Before the district court, appellant asserted there was a lack of reasonable suspicion to justify his seizure. But on appeal, appellant now argues that Sergeant Townsend needed to have probable cause rather than reasonable suspicion because appellant was within the curtilage of his home when he was seized.
Appellant did not raise his curtilage argument to the district court in the first instance in his motion to suppress. Where an appellant raises an issue for the first time on appeal, we can review it applying a plain error standard.
Here, it is not apparent that appellant was seized within the curtilage of his property. Appellant argues that Sergeant Townsend actually seized him during the initial encounter in the yard near his front door rather than at the fence line.
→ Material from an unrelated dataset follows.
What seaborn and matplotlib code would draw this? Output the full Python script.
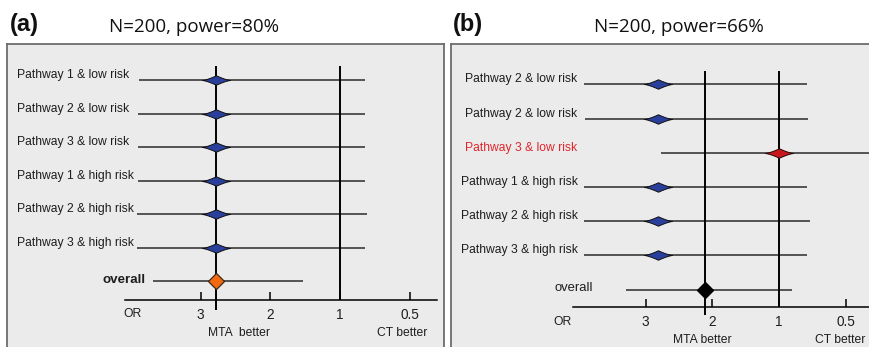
import numpy as np
import pandas as pd
import matplotlib
matplotlib.use("Agg")
import matplotlib.pyplot as plt
from matplotlib.path import Path
import seaborn as sns

# ---------------------------------------------------------------- data
# panel (a): N=200, power=80%
a_labels = ["Pathway 1 & low risk", "Pathway 2 & low risk", "Pathway 3 & low risk",
            "Pathway 1 & high risk", "Pathway 2 & high risk", "Pathway 3 & high risk",
            "overall"]
a_or = [2.78, 2.78, 2.78, 2.78, 2.78, 2.78, 2.78]
a_lo = [3.89, 3.90, 3.90, 3.90, 3.92, 3.91, 3.68]
a_hi = [0.82, 0.82, 0.82, 0.82, 0.81, 0.82, 1.53]
a_kind = ["subgroup"] * 6 + ["overall"]

# panel (b): N=200, power=66%
b_labels = ["Pathway 2 & low risk", "Pathway 2 & low risk", "Pathway 3 & low risk",
            "Pathway 1 & high risk", "Pathway 2 & high risk", "Pathway 3 & high risk",
            "overall"]
b_or = [2.81, 2.81, 1.00, 2.81, 2.81, 2.81, 2.11]
b_lo = [3.93, 3.91, 2.77, 3.93, 3.93, 3.93, 3.30]
b_hi = [0.79, 0.785, 0.15, 0.79, 0.767, 0.79, 0.90]
b_kind = ["subgroup", "subgroup", "flagged", "subgroup", "subgroup", "subgroup", "overall"]

tick_values = [3, 2, 1, 0.5]
tick_labels = ["3", "2", "1", "0.5"]
null_or = 1.0

# ---------------------------------------------------------------- OR axis
# evenly spaced ticks 4, 3, 2, 1, 0.5 -> piecewise-linear position scale
OR_KNOTS = np.array([0.5, 1.0, 2.0, 3.0, 4.0])
POS_KNOTS = np.array([4.0, 3.0, 2.0, 1.0, 0.0])


def or_to_pos(v):
    v = np.asarray(v, dtype=float)
    p = np.interp(v, OR_KNOTS, POS_KNOTS)
    p = np.where(v > 4, 4 - v, p)
    p = np.where(v < 0.5, 4 + (0.5 - v) * 2, p)
    return p


def pos_to_or(p):
    p = np.asarray(p, dtype=float)
    v = np.interp(p, POS_KNOTS[::-1], OR_KNOTS[::-1])
    v = np.where(p < 0, 4 - p, v)
    v = np.where(p > 4, 0.5 - (p - 4) / 2, v)
    return v


# monotonically increasing pair for the scale; the axis itself is inverted
def scale_fwd(v):
    return -or_to_pos(v)


def scale_inv(q):
    return pos_to_or(-np.asarray(q, dtype=float))


# ---------------------------------------------------------------- markers
def lens_path(h=0.34, k=1.35, n=25):
    xs = np.linspace(-1, 1, n)
    top = h * (1 - np.abs(xs)) ** k
    verts = list(zip(xs, top)) + list(zip(xs[::-1][1:], -top[::-1][1:]))
    verts.append(verts[0])
    codes = [Path.MOVETO] + [Path.LINETO] * (len(verts) - 2) + [Path.CLOSEPOLY]
    return Path(verts, codes)


DIAMOND = Path([(-1, 0), (0, 1), (1, 0), (0, -1), (-1, 0)],
               [Path.MOVETO, Path.LINETO, Path.LINETO, Path.LINETO, Path.CLOSEPOLY])
LENS = lens_path()

# ---------------------------------------------------------------- figure
W, H = 870, 347
sns.set_style("white")
plt.rcParams["font.family"] = ["Liberation Sans", "DejaVu Sans"]
fig = plt.figure(figsize=(W / 100, H / 100), dpi=100)

TEXT = "#1e1e1e"
FRAME = "#6c6c6c"
PANEL_BG = "#ebebeb"


def draw_panel(df, lay, styles):
    l, t, r, b = lay["rect"]
    ax = fig.add_axes([l / W, 1 - b / H, (r - l) / W, (b - t) / H])
    ax.set_facecolor(PANEL_BG)
    ax.set_xscale("function", functions=(scale_fwd, scale_inv))

    def row_of(px):
        return (px - lay["row0"]) / lay["row_step"]

    def or_of(px):
        return float(pos_to_or((px - lay["x3"]) / lay["x_step"] + 1))

    df = df.copy()
    df["row"] = np.arange(len(df))

    # confidence intervals
    ax.hlines(df["row"], df["lo"], df["hi"], color="#2a2a2a", lw=1.1, zorder=2)

    # reference lines: no effect and pooled estimate
    ax.vlines(null_or, row_of(lay["vtop"]), row_of(lay["axis"]), color="black", lw=1.4, zorder=3)
    pooled = df.loc[df["kind"] == "overall", "or"].iloc[0]
    ax.vlines(pooled, row_of(lay["vtop"]), row_of(lay["est_bottom"]), color="black", lw=1.4, zorder=3)

    # point estimates
    for kind, sub in df.groupby("kind"):
        st = styles[kind]
        sns.scatterplot(data=sub, x="or", y="row", marker=st["marker"], s=st["s"],
                        color=st["color"], edgecolor=st["edge"], linewidth=st["lw"],
                        legend=False, zorder=5, ax=ax)

    # row labels
    for _, rw in df.iterrows():
        if rw["kind"] == "overall":
            ax.text((lay["overall_x"] - l) / (r - l), rw["row"] - 0.03, rw["label"],
                    transform=ax.get_yaxis_transform(), ha="right", va="center",
                    fontsize=lay["overall_size"], color=TEXT, fontweight=lay["overall_weight"])
        else:
            ax.text((lay["label_x"] - l) / (r - l), rw["row"] - 5 / lay["row_step"], rw["label"],
                    transform=ax.get_yaxis_transform(), ha=lay["label_ha"], va="center",
                    fontsize=8.7, color=styles[rw["kind"]]["label_color"])

    # axis limits (larger OR on the left)
    ax.set_xlim(or_of(l), or_of(r))
    ax.set_ylim(row_of(b), row_of(t))

    # OR axis drawn on the bottom spine
    for side in ["left", "top", "right"]:
        ax.spines[side].set_color(FRAME)
        ax.spines[side].set_linewidth(1.3)
    sp = ax.spines["bottom"]
    sp.set_position(("data", row_of(lay["axis"])))
    sp.set_bounds(or_of(lay["axis_from"]), or_of(lay["axis_to"]))
    sp.set_color("black")
    sp.set_linewidth(1.1)
    ax.set_xticks(tick_values)
    ax.set_xticklabels(tick_labels)
    ax.xaxis.set_minor_locator(matplotlib.ticker.NullLocator())
    ax.tick_params(axis="x", direction="in", length=6, width=1.1, color="black",
                   pad=5.5, labelsize=9.8, labelcolor=TEXT, bottom=True)
    ax.set_yticks([])
    ax.set_xlabel("")
    ax.set_ylabel("")

    ax.text(or_of(lay["or_x"]), row_of(lay["ticklabel"]), "OR", ha="center", va="center",
            fontsize=8.7, color=TEXT)
    ax.text(or_of(lay["mta_x"]), row_of(lay["better"]), lay["mta_text"], ha="center",
            va="center", fontsize=8.7, color=TEXT)
    ax.text(or_of(lay["ct_x"]), row_of(lay["better"]), "CT better", ha="center",
            va="center", fontsize=8.7, color=TEXT)
    return ax


styles_a = {
    "subgroup": dict(marker=LENS, s=400, color="#2a3e9c", edge="#111111", lw=0.7, label_color=TEXT),
    "overall": dict(marker=DIAMOND, s=135, color="#f2690f", edge="#3a2a1a", lw=0.9, label_color=TEXT),
}
styles_b = {
    "subgroup": dict(marker=LENS, s=400, color="#2a3e9c", edge="#111111", lw=0.7, label_color=TEXT),
    "flagged": dict(marker=LENS, s=400, color="#c8161d", edge="#2a0a0a", lw=0.7, label_color="#e0262c"),
    "overall": dict(marker=DIAMOND, s=135, color="black", edge="black", lw=0.9, label_color=TEXT),
}

layout_a = dict(rect=(7, 44, 444, 362), row0=80, row_step=33.5, x3=200.7, x_step=69.7,
                axis=300, vtop=66, est_bottom=310, ticklabel=314, better=333,
                axis_from=125, axis_to=437, or_x=132, mta_x=239, ct_x=402, mta_text="MTA  better",
                label_x=17, label_ha="left", overall_x=146, overall_weight="bold", overall_size=9.6)
layout_b = dict(rect=(451, 44, 905, 362), row0=84.3, row_step=34.2, x3=645.7, x_step=66.6,
                axis=307, vtop=70.7, est_bottom=315, ticklabel=321.5, better=340,
                axis_from=573, axis_to=905, or_x=563, mta_x=702, ct_x=840, mta_text="MTA better",
                label_x=577.5, label_ha="right", overall_x=593, overall_weight="normal",
                overall_size=9.4)

df_a = pd.DataFrame({"label": a_labels, "or": a_or, "lo": a_lo, "hi": a_hi, "kind": a_kind})
df_b = pd.DataFrame({"label": b_labels, "or": b_or, "lo": b_lo, "hi": b_hi, "kind": b_kind})

draw_panel(df_a, layout_a, styles_a)
draw_panel(df_b, layout_b, styles_b)

# panel letters and titles
fig.text(10 / W, 1 - 24 / H, "(a)", fontsize=17, fontweight="bold", color="#111111",
         ha="left", va="center")
fig.text(453 / W, 1 - 24 / H, "(b)", fontsize=17, fontweight="bold", color="#111111",
         ha="left", va="center")
fig.text(194.5 / W, 1 - 27 / H, "N=200, power=80%", fontsize=13.5, family=["Open Sans", "DejaVu Sans"],
         color="#111111", ha="center", va="center")
fig.text(679 / W, 1 - 27 / H, "N=200, power=66%", fontsize=13.5, family=["Open Sans", "DejaVu Sans"],
         color="#111111", ha="center", va="center")

fig.savefig("out.png", dpi=100, facecolor="white")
But in either case, there is no plain statement of law announcing that a defendant’s yard or an area near the fence line of his home must be considered curtilage. Curtilage determinations are fact-specific inquiries and are heavily particularized to an individual case.
Where, as here, we have yet to announce a clear-cut rule for that portion of a defendant’s yard outside of its fence, we are unable to say on plain error review that the district court erred in failing to determine sua sponte that the seizure occurred on appellant’s curtilage. We are even less able to say that such an error is “clear under current law.” Therefore, we cannot conclude that the district court plainly erred in allowing reasonable suspicion to support the seizure in this case.
The district court’s decision is based on the proposition that Sergeant Townsend had reasonable suspicion to justify his seizure pursuant to Terry v. Ohio, 392 U.S. 1 (1968).
Appellant first asks us to evaluate the district court’s conclusion that the initial encounter at his front door was not a Fourth Amendment seizure because it was consensual. This analysis is important because if the initial encounter was a seizure, it could be justified only by the facts and circumstances known to Sergeant Townsend at that time, which would not yet include appellant’s flight.
We hold that the district court correctly determined the initial encounter in this case was not a Fourth Amendment seizure. Presumably, Sergeant Townsend was armed and in uniform during the encounter, but he was alone, and taking the facts in the light most favorable to the government, he did not draw his weapon or attempt to block appellant’s departure, restrain his movement or touch him.
Sergeant Townsend’s mention of the warrant may have suggested he suspected appellant of illegal activity, but his questioning was otherwise nonthreatening. Further still, though not outcome determinative, appellant’s own assertion that he felt free to leave supports our conclusion.
We therefore affirm the district court’s conclusion that the relevant seizure for Fourth Amendment purposes occurred at the point at which appellant ran to the side of the house and was seized at the fence line.
Agreeing with the district court that the fence line confrontation constitutes the relevant seizure, we analyze de novo whether Sergeant Townsend possessed reasonable suspicion based on the facts known to him at that time. The “specific and articulable facts” here include appellant’s flight upon mention of the warrant combined with Sergeant Townsend’s knowledge of the “Lewis” warrant, of appellant as a “Lewis” and of appellant’s reputation as a neighborhood bully, given that the warrant was for assault.
We hold that these circumstances taken together provided Sergeant Townsend with reasonable suspicion sufficient to detain appellant.
United States v. Lewis (Per curiam) Appeal No. 18-4487. Dec. 26, 2019. From D.S.C. (Robert Bryan Harwell, C.J.) Kimberly Harvey Albro for Appellant, Everett E. McMillian for Appellee. 12 pp.